Request: Up to and including the line with "plt.rcParams['font.family'] = ['Liberation", reproduce the listing below exactly, beginning at its first line.

Provided data:
● ● ● ●

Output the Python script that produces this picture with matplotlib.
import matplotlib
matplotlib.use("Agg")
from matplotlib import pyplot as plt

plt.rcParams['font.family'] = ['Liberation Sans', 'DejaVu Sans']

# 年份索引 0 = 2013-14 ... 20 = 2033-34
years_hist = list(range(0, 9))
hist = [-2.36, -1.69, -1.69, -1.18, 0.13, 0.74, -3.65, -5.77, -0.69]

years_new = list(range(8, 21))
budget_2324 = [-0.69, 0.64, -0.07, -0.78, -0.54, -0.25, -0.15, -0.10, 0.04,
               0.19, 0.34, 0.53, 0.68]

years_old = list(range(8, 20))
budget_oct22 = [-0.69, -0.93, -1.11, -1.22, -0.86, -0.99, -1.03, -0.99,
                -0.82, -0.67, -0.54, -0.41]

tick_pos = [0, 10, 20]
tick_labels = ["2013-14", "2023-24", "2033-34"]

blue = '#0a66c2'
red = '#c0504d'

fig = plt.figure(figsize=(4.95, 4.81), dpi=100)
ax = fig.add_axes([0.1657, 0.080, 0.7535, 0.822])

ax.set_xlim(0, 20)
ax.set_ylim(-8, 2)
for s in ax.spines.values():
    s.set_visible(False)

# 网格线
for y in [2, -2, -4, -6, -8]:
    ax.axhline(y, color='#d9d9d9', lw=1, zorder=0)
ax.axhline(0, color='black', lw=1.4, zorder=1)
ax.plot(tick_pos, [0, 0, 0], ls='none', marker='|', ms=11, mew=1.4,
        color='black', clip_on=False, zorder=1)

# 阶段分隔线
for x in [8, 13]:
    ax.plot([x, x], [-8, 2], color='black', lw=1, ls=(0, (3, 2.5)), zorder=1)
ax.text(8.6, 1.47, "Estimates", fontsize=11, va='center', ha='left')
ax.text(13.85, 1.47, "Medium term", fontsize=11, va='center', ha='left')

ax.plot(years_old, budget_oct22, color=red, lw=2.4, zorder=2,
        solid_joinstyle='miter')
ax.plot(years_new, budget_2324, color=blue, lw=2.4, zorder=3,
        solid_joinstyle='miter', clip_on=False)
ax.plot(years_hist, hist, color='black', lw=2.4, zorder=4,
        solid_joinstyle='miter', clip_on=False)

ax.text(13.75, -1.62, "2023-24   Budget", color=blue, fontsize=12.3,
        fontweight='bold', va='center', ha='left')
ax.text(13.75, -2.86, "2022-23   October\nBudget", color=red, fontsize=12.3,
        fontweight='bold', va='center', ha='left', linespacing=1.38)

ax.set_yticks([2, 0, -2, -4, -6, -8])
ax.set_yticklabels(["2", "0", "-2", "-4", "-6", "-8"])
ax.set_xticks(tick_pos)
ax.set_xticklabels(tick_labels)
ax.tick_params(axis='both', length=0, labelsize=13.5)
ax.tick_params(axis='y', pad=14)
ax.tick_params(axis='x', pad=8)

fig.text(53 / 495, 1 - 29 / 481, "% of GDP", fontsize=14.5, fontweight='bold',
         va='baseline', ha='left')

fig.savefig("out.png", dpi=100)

● ● ● ●

Exercise result:
Output the Python script that produces this picture with matplotlib.
import matplotlib
matplotlib.use("Agg")
from matplotlib import pyplot as plt

plt.rcParams['font.family'] = ['Liberation Sans', 'DejaVu Sans']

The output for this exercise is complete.